El racionalismo es inaceptable, pues el entendimiento finito y puramente humano, que no es otra cosa que la mente de un ser que es siempre niño, no es juez del entendimiento divino, infinito, omnisciente. Dios sabe más que el hombre. El hombre no vence a Dios. La balanza siempre se inclina del lado de Dios, el saber divino siempre pesa más que el saber humano. La fe católica es enseñanza verdadera. Afirmado de manera más breve: La fe es la verdad. La razón no es juez de la Verdad, sino que la verdadera razón es la que se somete a la verdad, la verdadera razón es razón verdadera, pero Cristo es la Verdad. La razón verdadera es la que se somete a la Verdad, la que se subordina a Dios, la que está rendida a los pies de Cristo Dios. Más es la Palabra que el hombre, más es la palabra divina e infalible que la palabra humana. En otras palabras, el fulgor y el esplendor de Cristo, brilla inmensamente por encima de la tenue luz encendida en la diminuta caña pensante.
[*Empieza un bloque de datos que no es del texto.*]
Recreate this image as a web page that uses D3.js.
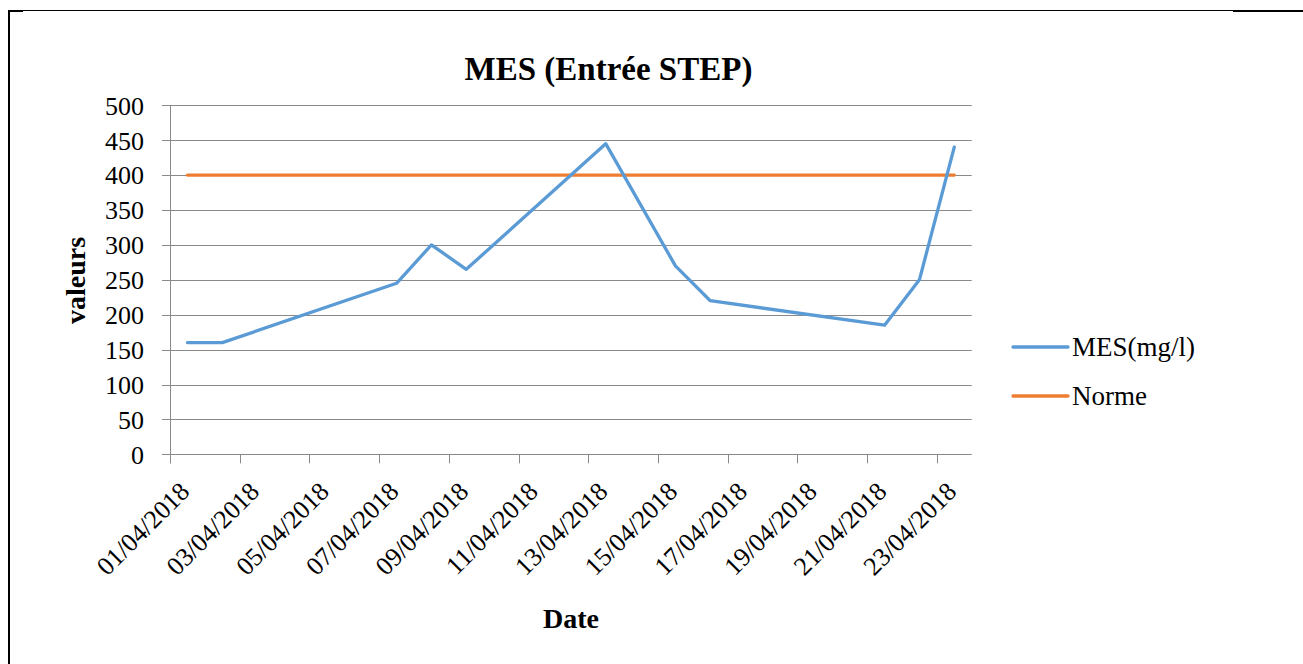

Para convencer de la fe conviene no reducirse a un puro intelectualismo; mucho convendrá acompañar el argumento racional con la experiencia y el testimonio de vida. Experiencia de vida que comunicada es también camino hacia la fe. La sorpresa y lo numinoso son vías hacia la fe. El sentimiento de lo numinoso acompaña a todo hombre: hay un estremecimiento que embarga al encontrarse ante la revelación del misterio (tremendo y fascinante) de lo sobrenatural. También la misma creación, al ser signo divino, al ser contemplada puede provocar la experiencia de lo numinoso y de lo divino. Análogamente, consideraciones como el enamoramiento, una gran alegría y el nacimiento del primer hijo, pueden levantarnos a una nueva dimensión. Si recuperásemos la capacidad de sorprendernos ante estas realidades, estaríamos mejor dispuestos para recuperar el sentido de lo sagrado.
La experiencia de la irrupción repentina e inesperada de lo sagrado si es acogida como vivencia profunda dará lugar a los testigos de Dios. Entre los santos testigos de Dios merecen particular atención los místicos. Estos son los que han padeci do a Dios, es decir, han tenido una experiencia especialísima de Dios Amor. Los místicos se han encontrado con el Dios vivo, han experimentado al Dios real, realísimo, y son testimonios de habérselo encontrado, pruebas vivas de Dios, gracias a ellos recibimos fulgores de la vida eterna. El hombre contemporáneo escucha con mayor gusto a los que dan testimonio que a los que enseñan. Así, a Edith Stein, atea, la lectura de una obra de un testimonio místico la llevó al inmediato descubrimiento del Dios vivo.
A modo de conclusión: el esplendor de la fe
Hemos visto como brilla la fe sobre tres obstáculos: cientificismo, secularismo y racionalismo. En estos tiempos apasionantes en los que vivimos la existencia de estos grandes obstáculos no ha de ser un motivo de pesimismo, sino de optimismo. En el atletismo cristiano los obstáculos son medios para sup erarse, las cumbres son para conquistarlas; cuanto más altas sean, más esplendorosa será la victoria. La historia de la Iglesia nos muestra como no hay reto en el que Dios pierda. Un pequeño puñado de hombres, que en comparación con el inmenso mundo, eran como un reducido grupo de enanos o de hormigas bajo los pies de un gigante, lograron cambiarlo. No lo cambiaron ellos, sino el Espíritu Santo, el poder infinito de Dios, su energía incomparable. La Iglesia ha vencido frente a innumerables ideologías, herejías, sufrimientos y martirios. De aquel pequeño puñado de hombres, empapados en la herida ensangrentada de la mano de Cristo, se ha llegado a que en la actualidad hay mil doscientos millones de católicos, la cifra más grande de católicos desde la Creación del mundo. Los católicos estamos en compañía del Invencible, del Todopoderoso. Para vencer los obstáculos mencionados lo que necesitamos es dejar hacer a Dios, ser otros Cristos, estar muy unidos a Dios, ser santos. El mundo lo que necesita son santos. Unidos a Dios por el fervor de la oración. Unidos a Dios por la frecuencia de los santos sacramentos, Eucaristía y Penitencia. Unidos a Dios, siendo instrumentos de Dios y apóstoles de Cristo, lograremos grandes maravillas. Unidos a Cristo por el amor a Dios, un amor dispuesto a darlo todo por Él, dispuesto a alcanzar la plenitud. Entonces no sólo se superarán estos obstáculos, sino que el fruto será inmensamente superior. Brillará entonces la maravillosa, dichosa, cálida e incomparable antorcha de la fe amorosa, la fe que hace santos, apóstoles, hombres piadosos, enamorados, ¡Luz de Cristo, luz de Dios!